Oleh karena itu, secara praktis perhitungan jumlah data dan missing value lebih mudah dilakukan langsung di R menggunakan fungsi sapply setelah data diambil dari MongoDB ke dalam data frame.
trip_df[] <- lapply(trip_df, function(x) {
if (is.character(x)) {
as.factor(x)
} else {
x
}
})
# Cek data frame hasil modifikasi
str(trip_df)## 'data.frame': 197 obs. of 10 variables:
## $ Hotel : Factor w/ 192 levels "18 Suite Villa Loft at Kuta",..: 1 2 3 4 5 6 7 8 9 10 ...
## $ Rating : num 8.5 9.3 8.5 9.2 9.5 8.2 9 9.3 9.5 9.3 ...
## $ Penilaian : Factor w/ 5 levels "Baik","Fantastis",..: 3 5 3 5 4 3 5 5 4 5 ...
## $ Jumlah_Ulasan : num 59 5 20 60 80 55 82 50 662 177 ...
## $ Ulasan1 : Factor w/ 14 levels "\"Bersih dan rapi\"",..: 13 NA NA 12 12 13 13 13 2 8 ...
## $ Ulasan2 : Factor w/ 22 levels "\"Bersih dan rapi\"",..: 20 NA NA 21 21 NA 20 20 22 22 ...
## $ Destinasi_Terdekat : Factor w/ 48 levels "Alas Harum Bali",..: 31 13 16 46 31 33 34 2 31 16 ...
## $ Lokasi : Factor w/ 17 levels "Blahbatu","Candidasa",..: 6 16 4 16 6 12 13 17 6 13 ...
## $ Tipe_Kamar : Factor w/ 159 levels "1 Bedroom Sensual Hanging Tent (Adult Only)",..: 44 120 134 5 141 24 17 159 40 41 ...
## $ Harga_Permalam_dolar: int 75 217 162 343 501 37 232 2623 88 74 ...
Kode tersebut mengubah semua kolom bertipe karakter (character) dalam data frame trip_df menjadi faktor (factor). Ini berguna untuk memudahkan analisis kategori, seperti pada modeling statistik atau visualisasi yang membutuhkan variabel kategorikal. Pemeriksaan struktur data kemudian dilakukan dengan mengggunakan fungsi str().

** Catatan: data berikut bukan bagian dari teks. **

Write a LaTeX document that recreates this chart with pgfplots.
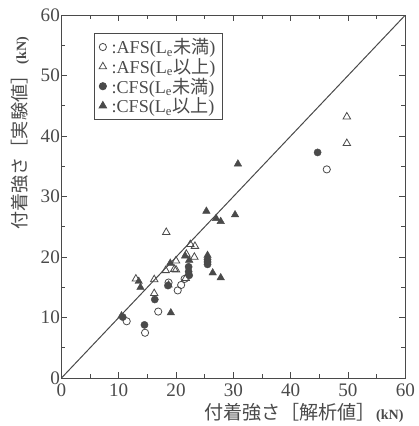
\documentclass[border=0pt]{standalone}
\usepackage{fontspec}
\setmainfont{Liberation Serif}
\newfontfamily\jp{Noto Sans CJK JP}
\usepackage{pgfplots}
\pgfplotsset{compat=1.18}

\definecolor{ink}{HTML}{4A4A4A}

\begin{document}
\begin{tikzpicture}[font=\fontsize{15}{18}\selectfont, color=ink]
\begin{axis}[
    width=342pt, height=361pt,
    scale only axis,
    xmin=0, xmax=60, ymin=0, ymax=60,
    xtick={0,10,...,60}, ytick={0,10,...,60},
    xticklabels={0,10,20,30,40,50,60},
    yticklabels={0,10,20,30,40,50,60},
    minor x tick num=1, minor y tick num=1,
    tick align=inside,
    major tick length=6pt, minor tick length=4pt,
    axis line style={ink, line width=0.9pt},
    every tick/.style={ink, line width=0.8pt},
    tick label style={font=\rmfamily\fontsize{19}{21}\selectfont, text=ink},
    xticklabel style={yshift=-2pt},
    yticklabel style={xshift=2pt},
    xlabel={{\jp\fontsize{19}{21}\selectfont 付着強さ［解析値］}{\bfseries\fontsize{14}{16}\selectfont (kN)}},
    ylabel={{\jp\fontsize{18}{21}\selectfont 付着強さ［実験値］}\,{\bfseries\fontsize{14}{16}\selectfont (kN)}},
    xlabel style={at={(axis description cs:1.005,-0.06)}, anchor=north east, text=ink},
    ylabel style={at={(axis description cs:-0.12,0.95)}, anchor=east, text=ink},
    legend style={at={(axis description cs:0.094,0.95)}, anchor=north west,
        draw=ink, line width=0.8pt, fill=white, text=ink,
        font=\rmfamily\fontsize{18}{20}\selectfont, row sep=-1pt,
        inner xsep=5pt, inner ysep=3pt},
    legend cell align=left,
]
\coordinate (tl) at (rel axis cs:0,1);
\addplot[ink, line width=1pt, forget plot] coordinates {(0,0)(60,60)};

% AFS (Le未満): open circles
\addplot[only marks, mark=o, mark size=3.6pt, ink, line width=0.8pt] coordinates {
(11.4,9.4)(14.6,7.5)(16.9,11.0)(20.3,14.5)(20.9,15.4)(21.5,16.4)(18.7,15.8)(46.3,34.5)
};
% AFS (Le以上): open triangles
\addplot[only marks, mark=triangle, mark size=4.3pt, ink, line width=0.8pt] coordinates {
(18.3,24.1)(22.5,22.1)(23.3,21.8)(21.8,20.5)(23.2,20.0)(20.0,19.4)(20.0,17.9)(18.2,17.8)
(13.0,16.4)(16.2,16.3)(21.7,16.5)(16.2,14.0)(19.7,18.0)(49.8,43.2)(49.8,38.8)
};
% CFS (Le未満): filled circles
\addplot[only marks, mark=*, mark size=3.6pt, ink, fill=ink] coordinates {
(10.7,10.1)(14.5,8.8)(16.3,13.0)(22.2,18.4)(22.2,17.6)(22.3,17.0)(25.5,19.6)(25.5,18.8)
(25.5,19.2)(44.7,37.3)(18.6,15.3)
};
% CFS (Le以上): filled triangles
\addplot[only marks, mark=triangle*, mark size=4.3pt, ink, fill=ink] coordinates {
(30.8,35.4)(25.3,27.6)(27.0,26.4)(27.8,25.9)(30.3,27.0)(26.4,17.4)(27.8,16.6)(19.1,10.8)
(13.5,16.0)(13.8,15.0)(19.0,19.0)(21.6,20.2)(22.3,19.5)(25.5,20.3)(18.7,15.4)(10.5,10.3)
};
\legend{{\,:AFS(L$_{\mathrm{e}}${\jp 未満})},
        {\,:AFS(L$_{\mathrm{e}}${\jp 以上})},
        {\,:CFS(L$_{\mathrm{e}}${\jp 未満})},
        {\,:CFS(L$_{\mathrm{e}}${\jp 以上})}}
\end{axis}
% margin so that the axis sits where it does in the reference
\path ([xshift=-61pt,yshift=15pt]tl);
\end{tikzpicture}
\end{document}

data_summary <- data.frame(
Kolom = names(trip_df),
Total_Data = nrow(trip_df),
Non_NA = sapply(trip_df, function(x) sum(!is.na(x))),
Jumlah_NA = sapply(trip_df, function(x) sum(is.na(x))),
Persen_NA = round(sapply(trip_df, function(x) mean(is.na(x)) * 100), 2)
)
print(data_summary)## Kolom Total_Data Non_NA Jumlah_NA Persen_NA
## Hotel Hotel 197 197 0 0.00
## Rating Rating 197 197 0 0.00
## Penilaian Penilaian 197 197 0 0.00
## Jumlah_Ulasan Jumlah_Ulasan 197 196 1 0.51
## Ulasan1 Ulasan1 197 170 27 13.71
## Ulasan2 Ulasan2 197 166 31 15.74
## Destinasi_Terdekat Destinasi_Terdekat 197 197 0 0.00
## Lokasi Lokasi 197 197 0 0.00
## Tipe_Kamar Tipe_Kamar 197 197 0 0.00
## Harga_Permalam_dolar Harga_Permalam_dolar 197 197 0 0.00
Sintaks dibawah ini digunakan untuk mengaktifkan font Poppins dari Google Fonts yang akan digunakan dalam visualisasi R. Fungsi font_add_google() mengunduh dan menambahkan font tersebut ke lingkungan R, sedangkan showtext_auto() mengaktifkan penggunaan font ini otomatis pada plot yang dibuat dengan ggplot2 atau grafik base R.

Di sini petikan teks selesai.